- Born: Leionne Salter 1892 Minnesota
- Died: 1972 (aged 79–80) Tucson, Arizona
- Education: Minneapolis School of Art
- Known for: Art Interior Design
- Movement: Spanish revival, pueblo revival, Spanish Colonial Revival

= Leionne Salter =

Leionne Salter (1892–1972) was a key figure in Tucson, Arizona's early 20th century revival movement that provided the region with a distinct and unique romantic style that blended of influences from Mexico, the Sonoran Desert, and California. Salter credited her design inspiration from desert flora, fauna and from the art of “old Mexico.”

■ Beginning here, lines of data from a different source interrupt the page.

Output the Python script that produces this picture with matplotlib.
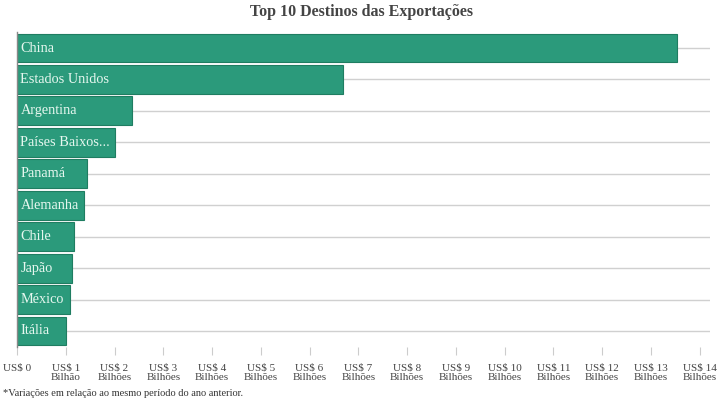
import matplotlib
matplotlib.use("Agg")
import matplotlib.pyplot as plt

countries = ["China", "Estados Unidos", "Argentina", "Países Baixos...", "Panamá",
             "Alemanha", "Chile", "Japão", "México", "Itália"]
values = [13.54, 6.68, 2.35, 2.01, 1.44, 1.37, 1.16, 1.13, 1.08, 1.00]
tick_values = list(range(0, 15))
tick_labels = ["US$ 0", "US$ 1\nBilhão"] + [f"US$ {i}\nBilhões" for i in range(2, 15)]

plt.rcParams['font.family'] = ['Liberation Serif', 'DejaVu Serif']

fig = plt.figure(figsize=(7.2, 4.0), dpi=100)
W, H = 720, 400
ax_left, ax_right, ax_top, ax_bottom = 17, 710, 32.3, 346.7
ax = fig.add_axes([ax_left / W, 1 - ax_bottom / H, (ax_right - ax_left) / W, (ax_bottom - ax_top) / H])

ypos = list(range(len(countries)))
for y in ypos:
    ax.axhline(y, color="#d0d0d0", lw=1, zorder=0)
ax.barh(ypos, values, height=0.92, color="#2b9a7b", edgecolor="#1f7d61", linewidth=0.8, zorder=2)
for y, name in zip(ypos, countries):
    ax.text(0.07, y, name, va="center", ha="left", fontsize=10.3, color="#e6f7ef", zorder=3)

ax.set_xlim(0, 14.21)
ax.set_ylim(9.5, -0.5)
ax.set_yticks([])
for s in ["top", "right", "bottom"]:
    ax.spines[s].set_visible(False)
ax.spines["left"].set_color("#888888")
ax.spines["left"].set_linewidth(1)

ax.set_xticks(tick_values)
ax.set_xticklabels(tick_labels, fontsize=8, color="#444444", linespacing=1.15)
ax.tick_params(axis="x", length=6, width=0.8, color="#cccccc", pad=6)
ax.get_xticklines()[0].set_color("#888888")

fig.text(362 / W, 1 - 12 / H, "Top 10 Destinos das Exportações", ha="center", va="center",
         fontsize=11.5, fontweight="bold", color="#444444")
fig.text(3 / W, 1 - 394 / H, "*Variações em relação ao mesmo período do ano anterior.",
         ha="left", va="center", fontsize=7.5, color="#333333")

fig.savefig("out.png", dpi=100)
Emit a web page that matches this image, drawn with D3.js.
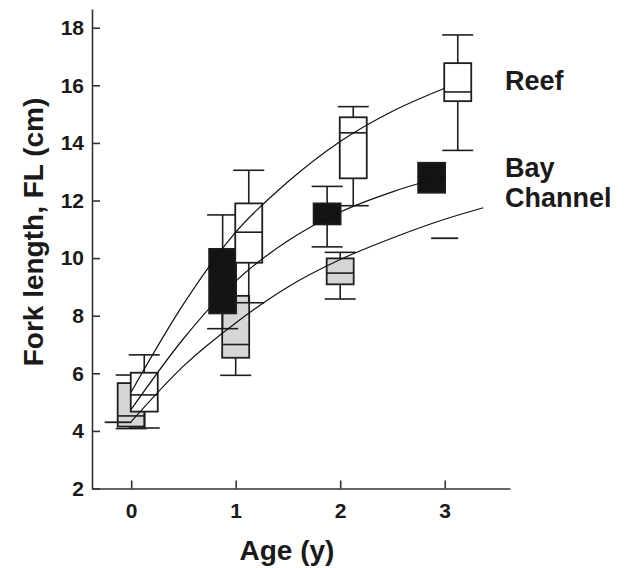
<!DOCTYPE html>
<html>
<head>
<meta charset="utf-8">
<script src="https://cdn.jsdelivr.net/npm/d3@7.9.0/dist/d3.min.js"></script>
<style>
  body { margin: 0; background: #fff; }
  svg { display: block; font-family: "Liberation Sans", Arial, Helvetica, sans-serif; }
  .tick text { font-weight: bold; fill: #1a1a1a; }
</style>
</head>
<body>
<div id="chart"></div>
<script>
// age classes on the x axis
const ages = [0, 1, 2, 3];
const yTicks = [2, 4, 6, 8, 10, 12, 14, 16, 18];

// box summaries per habitat: [low whisker, q1, median, q3, high whisker]
// single number = one fish (drawn as a bar)
const reefBoxes = [
  [4.1, 4.67, 5.25, 6.02, 6.64],
  [8.45, 9.84, 10.9, 11.9, 13.05],
  [11.82, 12.77, 14.35, 14.89, 15.26],
  [13.74, 15.45, 15.77, 16.77, 17.75]
];
const bayBoxes = [
  4.3,
  [7.55, 8.08, 9.0, 10.32, 11.5],
  [10.39, 11.17, 11.5, 11.9, 12.49],
  [12.27, 12.27, 12.8, 13.31, 13.31]
];
const channelBoxes = [
  [4.08, 4.15, 4.52, 5.66, 5.94],
  [5.93, 6.54, 7.0, 8.69, 10.0],
  [8.58, 9.09, 9.48, 9.99, 10.2],
  10.69
];

// growth curves
const reefCurveAge = [0, 0.5, 1, 1.5, 2, 2.5, 3];
const reefCurveFL = [5.35, 8.4, 10.9, 12.65, 14.05, 15.1, 15.9];
const bayCurveAge = [0, 0.5, 1, 1.5, 2, 2.5, 3];
const bayCurveFL = [4.75, 7.2, 9.2, 10.6, 11.6, 12.3, 12.85];
const channelCurveAge = [0, 0.5, 1, 1.5, 2, 2.5, 3, 3.37];
const channelCurveFL = [4.32, 6.25, 7.75, 9.0, 9.95, 10.7, 11.35, 11.75];

const habitats = ['Reef', 'Bay', 'Channel'];

const width = 631, height = 568;
const svg = d3.select('#chart').append('svg')
  .attr('width', width).attr('height', height);

const x = d3.scaleLinear().domain([-0.375, 3.625]).range([92, 510]);
const y = d3.scaleLinear().domain([2, 18.65]).range([488.5, 9]);

const boxW = 27, capW = 31;
const ink = '#1e1e1e';

function drawSeries(boxes, offset, fill) {
  const g = svg.append('g');
  boxes.forEach((b, i) => {
    if (b == null) return;
    const cx = x(ages[i] + offset);
    if (typeof b === 'number') {
      g.append('line')
        .attr('x1', cx - boxW / 2).attr('x2', cx + boxW / 2)
        .attr('y1', y(b)).attr('y2', y(b))
        .attr('stroke', ink).attr('stroke-width', 1.8);
      return;
    }
    const [lo, q1, med, q3, hi] = b;
    if (hi > q3) {
      g.append('line').attr('x1', cx).attr('x2', cx)
        .attr('y1', y(q3)).attr('y2', y(hi))
        .attr('stroke', ink).attr('stroke-width', 1.6);
      g.append('line').attr('x1', cx - capW / 2).attr('x2', cx + capW / 2)
        .attr('y1', y(hi)).attr('y2', y(hi))
        .attr('stroke', ink).attr('stroke-width', 1.6);
    }
    if (lo < q1) {
      g.append('line').attr('x1', cx).attr('x2', cx)
        .attr('y1', y(q1)).attr('y2', y(lo))
        .attr('stroke', ink).attr('stroke-width', 1.6);
      g.append('line').attr('x1', cx - capW / 2).attr('x2', cx + capW / 2)
        .attr('y1', y(lo)).attr('y2', y(lo))
        .attr('stroke', ink).attr('stroke-width', 1.6);
    }
    g.append('rect')
      .attr('x', cx - boxW / 2).attr('width', boxW)
      .attr('y', y(q3)).attr('height', y(q1) - y(q3))
      .attr('fill', fill).attr('stroke', ink).attr('stroke-width', 1.8);
    g.append('line').attr('x1', cx - boxW / 2).attr('x2', cx + boxW / 2)
      .attr('y1', y(med)).attr('y2', y(med))
      .attr('stroke', fill === '#141414' ? fill : ink).attr('stroke-width', 1.6);
  });
}

drawSeries(channelBoxes, 0, '#d5d7d7');
drawSeries(bayBoxes, -0.125, '#141414');
drawSeries(reefBoxes, 0.125, '#ffffff');

// growth curves on top
const line = d3.line().x(d => x(d[0])).y(d => y(d[1])).curve(d3.curveMonotoneX);
[[reefCurveAge, reefCurveFL], [bayCurveAge, bayCurveFL], [channelCurveAge, channelCurveFL]]
  .forEach(([a, v]) => {
    svg.append('path')
      .datum(d3.zip(a, v))
      .attr('d', line)
      .attr('fill', 'none')
      .attr('stroke', '#111')
      .attr('stroke-width', 1.2);
  });

// axes
const yAxis = svg.append('g')
  .attr('transform', `translate(${x.range()[0]},0)`)
  .call(d3.axisLeft(y).tickValues(yTicks).tickFormat(d3.format('d'))
    .tickSizeInner(-8).tickSizeOuter(0).tickPadding(8));
const xAxis = svg.append('g')
  .attr('transform', `translate(0,${y.range()[0]})`)
  .call(d3.axisBottom(x).tickValues(ages).tickFormat(d3.format('d'))
    .tickSizeInner(-8).tickSizeOuter(0).tickPadding(15));

[xAxis, yAxis].forEach(ax => {
  ax.select('.domain').attr('stroke', '#333').attr('stroke-width', 1.6);
  ax.selectAll('.tick line').attr('stroke', '#333').attr('stroke-width', 1.6);
  ax.selectAll('.tick text').style('font-size', '21px');
});

// axis titles
svg.append('text')
  .attr('x', 287).attr('y', 560)
  .attr('text-anchor', 'middle')
  .style('font-size', '28px').style('font-weight', 'bold').attr('fill', '#1a1a1a')
  .text('Age (y)');
svg.append('text')
  .attr('transform', 'translate(43,232) rotate(-90)')
  .attr('text-anchor', 'middle')
  .style('font-size', '28px').style('font-weight', 'bold').attr('fill', '#1a1a1a')
  .text('Fork length, FL (cm)');

// habitat labels
const labelY = [90, 176.7, 206.7];
svg.selectAll('.hab').data(habitats).join('text')
  .attr('class', 'hab')
  .attr('x', 505).attr('y', (d, i) => labelY[i])
  .style('font-size', '27px').style('font-weight', 'bold').attr('fill', '#1a1a1a')
  .text(d => d);
</script>
</body>
</html>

Leionne Salter was a native of Minnesota and graduated from the Minneapolis School of Art. She was a member of the American Institute of Decorators. Her husband, Clifford R. Salter, worked for the Western Electric Company and during World War II was employed at Davis–Monthan Air Force Base doing radar work.

==Arizona Hut==
Both Leionne and Clifford worked for Isabella Greenway King’s furniture manufacturing studio "Arizona Hut". Clifford served as business manager and Leionne as artist and designer. The Arizona Hut was established by Greenway after World War I as a philanthropic endeavor to assist disabled veterans and their wives develop job skills in the fabrication of toys and furniture. The furniture company was impacted by the 1929 financial crash and Greenway developed the Arizona Inn to keep the veterans employed.

==Arizona Studio==
Leionne and Clifford opened the Arizona Studio in 1932. With Leionne managing the design and painting and Clifford managing the business. The Arizona Studio was located at 18 West Broadway in downtown Tucson in the Historic Charles O. Brown House (Old Adobe Patio), artist Gerry Peirce also had a studio in the building. Examples of Salter’s glass painting can be found on original surviving windows in that building.

==Major Work==
Leionne Salter was an interior designer, screen and mural painter. Her significant murals and commissions included the Arizona Inn (Tucson), Darling Shop (Tucson), El Conquistador Hotel (Tucson), Bungalow Inn (Tucson) and the Casa Blanca (Scottsdale). Salter drew on a design philosophy that working with fabrics and colors into a decorative patterns to represent her client. Salter is also recognized for her stylistic floral window paintings found on Historic Homes throughout Tucson and Southern Arizona. Salter’s design commissions included the redecorating of the El Conquistador Hotel in 1950s; significant homes throughout the Tucson region including “Indian Hill Home,” and numerous churches including the chapel on the La Osa ranch at Sasabe. The studio produced furniture, tin-work, lampshades, decorative screens and various accessories in copper, tin and wood.
The Salters are known to have employed two skilled craftsman to fabricate Leionne’s designs. Frank Armenta, who started with them in 1932, fabricated all the metal framework, and Salvador Colmanero, a blind artisan who produced all the fiber cord work and caning for seats and backs.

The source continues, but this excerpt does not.